Re: spark.scheduler.pool seems not working in spark streaming

Posted by liuwei <st...@126.com>.
Hi, Tathagata Das:

      I followed your advice and solved this problem, thank you very much!


在 2014年7月31日,上午3:07,Tathagata Das <ta...@gmail.com> 写道:

> This is because setLocalProperty makes all Spark jobs submitted using
> the current thread belong to the set pool. However, in Spark
> Streaming, all the jobs are actually launched in the background from a
> different thread. So this setting does not work. However,  there is a
> work around. If you are doing any kind of output operations on
> DStreams, like DStream.foreachRDD(), you can set the property inside
> that
> 
> dstream.foreachRDD(rdd =>
>   rdd.sparkContext.setLocalProperty(...)
> )
> 
> 
> 
> On Wed, Jul 30, 2014 at 1:43 AM, liuwei <st...@126.com> wrote:
>> In my spark streaming program, I set scheduler pool, just as follows:
>> 
>> val myFairSchedulerFile = “xxx.xml”
>> val myStreamingPool = “xxx”
>> 
>> System.setProperty(“spark.scheduler.allocation.file”, myFairSchedulerFile)
>> val conf = new SparkConf()
>> val ssc = new StreamingContext(conf, batchInterval)
>> ssc.sparkContext.setLocalProperty(“spark.scheduler.pool”, myStreamingPool)
>> ….
>> ssc.start()
>> ssc.awaitTermination()
>> 
>> I submit my spark streaming job in my spark cluster, and I found stage’s pool name is “default”, it seem ssc.sparkContext.setLocalProperty(“spark.scheduler.pool”, myStreamingPool) not work.

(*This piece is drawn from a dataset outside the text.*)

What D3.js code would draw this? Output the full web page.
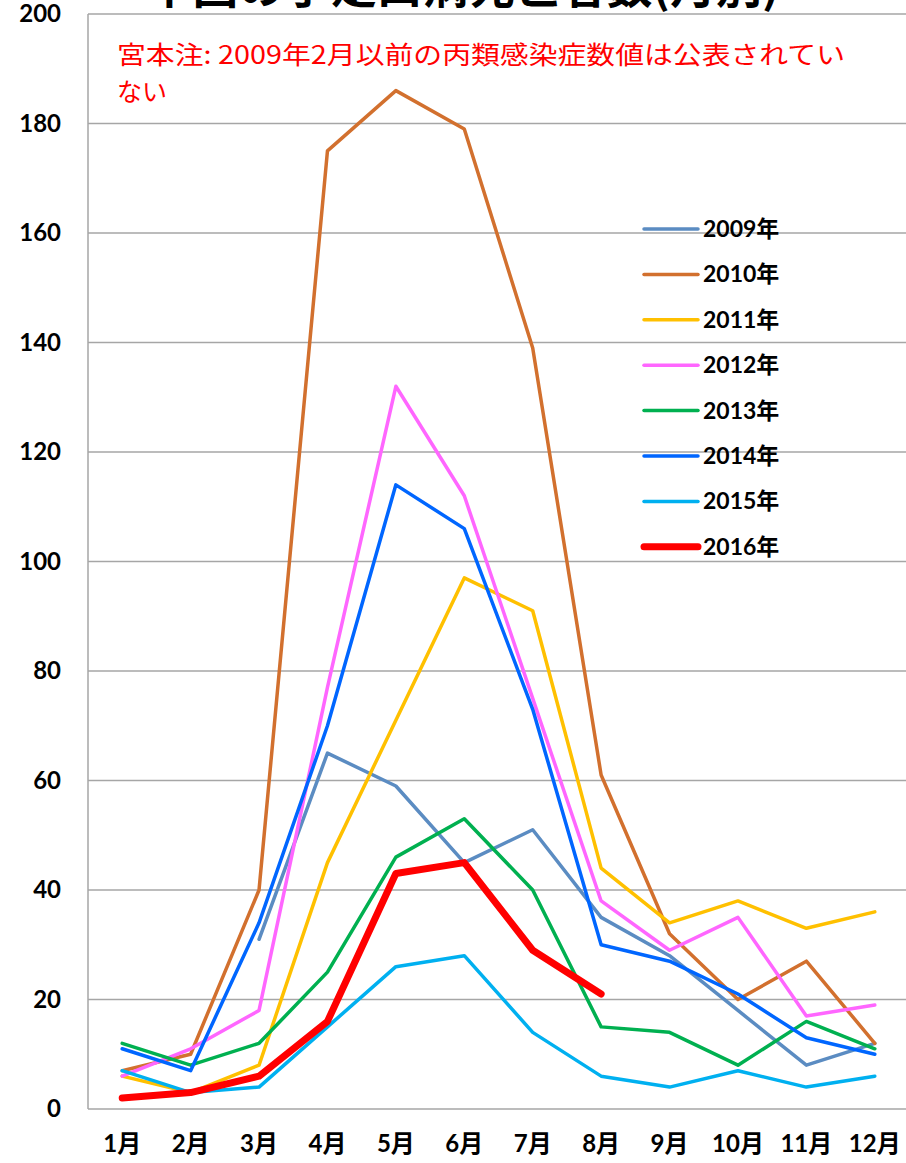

Re: spark.scheduler.pool seems not working in spark streaming

Posted by Tathagata Das <ta...@gmail.com>.
This is because setLocalProperty makes all Spark jobs submitted using
the current thread belong to the set pool. However, in Spark
Streaming, all the jobs are actually launched in the background from a
different thread. So this setting does not work. However,  there is a
work around. If you are doing any kind of output operations on
DStreams, like DStream.foreachRDD(), you can set the property inside
that

dstream.foreachRDD(rdd =>
   rdd.sparkContext.setLocalProperty(...)
)



On Wed, Jul 30, 2014 at 1:43 AM, liuwei <st...@126.com> wrote:
> In my spark streaming program, I set scheduler pool, just as follows:
>
> val myFairSchedulerFile = “xxx.xml”
> val myStreamingPool = “xxx”
>
> System.setProperty(“spark.scheduler.allocation.file”, myFairSchedulerFile)
> val conf = new SparkConf()
> val ssc = new StreamingContext(conf, batchInterval)
> ssc.sparkContext.setLocalProperty(“spark.scheduler.pool”, myStreamingPool)
> ….
> ssc.start()
> ssc.awaitTermination()
>
> I submit my spark streaming job in my spark cluster, and I found stage’s pool name is “default”, it seem ssc.sparkContext.setLocalProperty(“spark.scheduler.pool”, myStreamingPool) not work.